Les centres techniques doivent, de ce fait, se débarrasser d’une bureaucratie de la démission. Celle qui entretient la bonne conscience technocratique et qui ne s’arrête qu’aux rapports,  que l’autorité destinataire, bien souvent, ne lit pas, ignore ou classe sans suite. Il faut faire pousser dans les centres techniques l’arbre de la res publica, c’est-à-dire, l’arbre de la chose publique. C’est un bien patrimonial. Nous en détenons chacun une part de propriété. Pour dire que derrière les montagnes de rapports administratifs et techniques, doit naître un citoyen nouveau, doit poindre une nouvelle conscience citoyenne. De ce point de vue, nos cadres ne doivent pas se contenter d’être de simples agents d’entretien du temple, mais des gestionnaires de nos intérêts individuels et collectifs, à court et à long termes. L’échec des cadres techniques à servir leurs pays préfigure l’échec des communautés entières   survivre.

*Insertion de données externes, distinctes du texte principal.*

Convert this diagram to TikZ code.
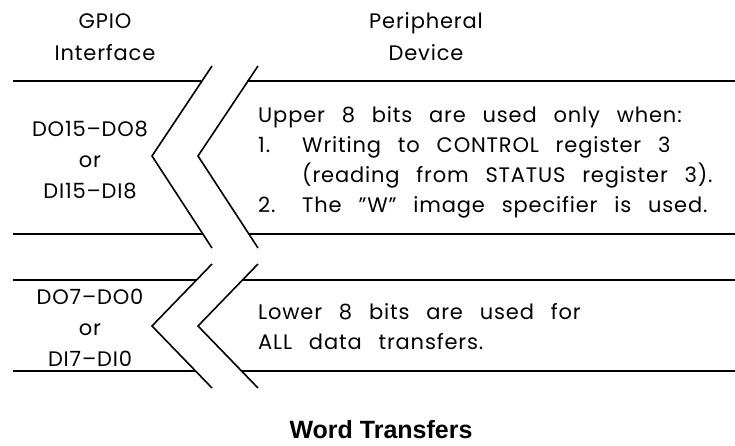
\documentclass[tikz,border=0pt]{standalone}
\usepackage{fontspec}
\setmainfont{Poppins}[LetterSpace=4]
\newfontfamily\titlefont{Liberation Sans}
\usetikzlibrary{positioning}
\newcommand\widespaces{\spaceskip=0.8em\relax}
\newcommand\itemno[1]{\makebox[44pt][l]{#1}}
\tikzset{
  lbl/.style={font=\fontsize{21}{31}\selectfont, inner sep=0pt, align=center},
  note/.style={font=\fontsize{21}{30}\selectfont, inner sep=0pt,
    align=left, anchor=north west},
  bus/.style={line width=1.6pt},
  brk/.style={line width=1.6pt, line join=miter},
}

\begin{document}
\begin{tikzpicture}[x=1pt, y=-1pt]
  \useasboundingbox (0,0) rectangle (735,446);
  % column headings
  \node[lbl, font=\fontsize{21}{32}\selectfont] (gpio) at (105,37) {GPIO\\Interface};
  \node[lbl, font=\fontsize{21}{32}\selectfont] (periph) at (426,37) {Peripheral\\Device};
  % upper byte
  \foreach \y in {81, 234} {
    \draw[bus] (13,\y) -- ({152+60*abs(\y-156)/91.5},\y);
    \draw[bus] ({198+60*abs(\y-156)/91.5},\y) -- (735,\y);
  }
  \draw[brk] (212,66) -- (152,156) -- (212,248);
  \draw[brk] (258,66) -- (198,156) -- (258,248);
  \node[lbl] (hibits) at (90,160) {DO15--DO8\\or\\DI15--DI8};
  \node[note] (hinote) at (258,106) {\widespaces Upper 8 bits are used only when:\\
    \widespaces\itemno{1.}Writing to CONTROL register 3\\
    \widespaces\itemno{}(reading from STATUS register 3).\\
    \widespaces\itemno{2.}The "W" image specifier is used.};
  % lower byte
  \foreach \y in {280, 371} {
    \draw[bus] (13,\y) -- ({152+60*abs(\y-326)/62},\y);
    \draw[bus] ({198+60*abs(\y-326)/62},\y) -- (735,\y);
  }
  \draw[brk] (212,264) -- (152,326) -- (212,388);
  \draw[brk] (258,264) -- (198,326) -- (258,388);
  \node[lbl] (lobits) at (90,328) {DO7--DO0\\or\\DI7--DI0};
  \node[note] (lonote) at (258,303) {\widespaces Lower 8 bits are used for\\
    \widespaces ALL data transfers.};
  % caption
  \node[font=\titlefont\bfseries\fontsize{25}{28}\selectfont] (title) at (381,430) {Word Transfers};
\end{tikzpicture}
\end{document}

Les populations, enfin, ne peuvent plus continuer d’être un bétail manipulable à merci. Elles doivent refuser de subir les conséquences de l’incurie des autres, en commençant par identifier leurs intérêts bien compris, par apprendre à les défendre becs et ongles. Quand on reste des heures durant dans une longue queue d’engins divers avant de se procurer du carburant, quand on passe tout un week-end sans eau et sans électricité, le minimum, c’est de s’indigner face à la bêtise. Voici la définition que le dictionnaire donne de l’indignation :  » Sentiment de colère que soulève une action qui heurte la conscience morale, le sentiment de la justice » (Fin de citation) Leçon d’histoire : les peuples qui ont su changer leur vie ont été d’abord les peuples qui ont su s’indigner. Sans commentaire.